I’m guessing most people are goign to want to know more about your hardware - servers, storage, network, etc - before they commit to any real suggestion. But my initial gut reaction is that even with 55 MES users and 55 regular users, having multiple app servers might be overkill (assuming there aren’t issues in the aforementioned hardware). Isn’t there a graph somewhere they like to show at Insights and other Epicor events where they supposedly stress test with hundreds - maybe thousands? - of users on one app server in E10 and it still performs better than a load balanced E9 setup? I might be remembering the wrong thing.
Sorry - meant to add that we currently run 10.0, and plan to run 10.1 with only one application server (VM). But we have about 60-80 Epicor users at peak usage, same split on MES vs. Regular client. But we also have our SQL DB Server storing the DB on a Intel P3700 PCIe SSD card.
I ran a couple of dotbomb sites and have baby sat the SaaS implementation enough times to have an opinion or two.
First, separate fail over needs from performance needs. Are you worried about hardware failure and need to fall over to other hardware? Do you want to ensure an app server crash does not take out all users?
Next, make sure you are on 10.1. There was a ton of farm improvements in 10.1 in the framework.
Third, measure. What reports / processes are typical for you? Does the processing of reports or MRP or whatever suck up all the available ram on the app pool / app server? This will likely have you isolate client app server(s) vs task servers.
Then you get into other considerations -
How are you going to load level the traffic to each ‘farm cluster’ - client vs task is a common split.
An F5 in front of each? Windows ARR?
Do you need to consider external access over https?

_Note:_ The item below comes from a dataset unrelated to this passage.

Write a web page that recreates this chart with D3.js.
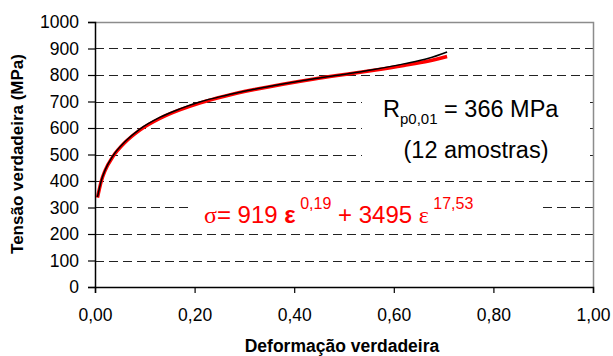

Then the network binding of HttpsOffload might be of interest to let the F5 handle the ssl and free your app server to just handle client requests.
Once that is all on the whiteboard then you can determine what kind of hardware is needed for each node. Is the node hosting a VM? What’s in the VM? Just a single app server? Some combination of app servers functions?
We are actively monitoring the docker ecosystem and exploring possibilities there - it’s obviously the vNext of VMs at this point and we want to play happy with customers data centers as much as we want to be your data center in the cloud.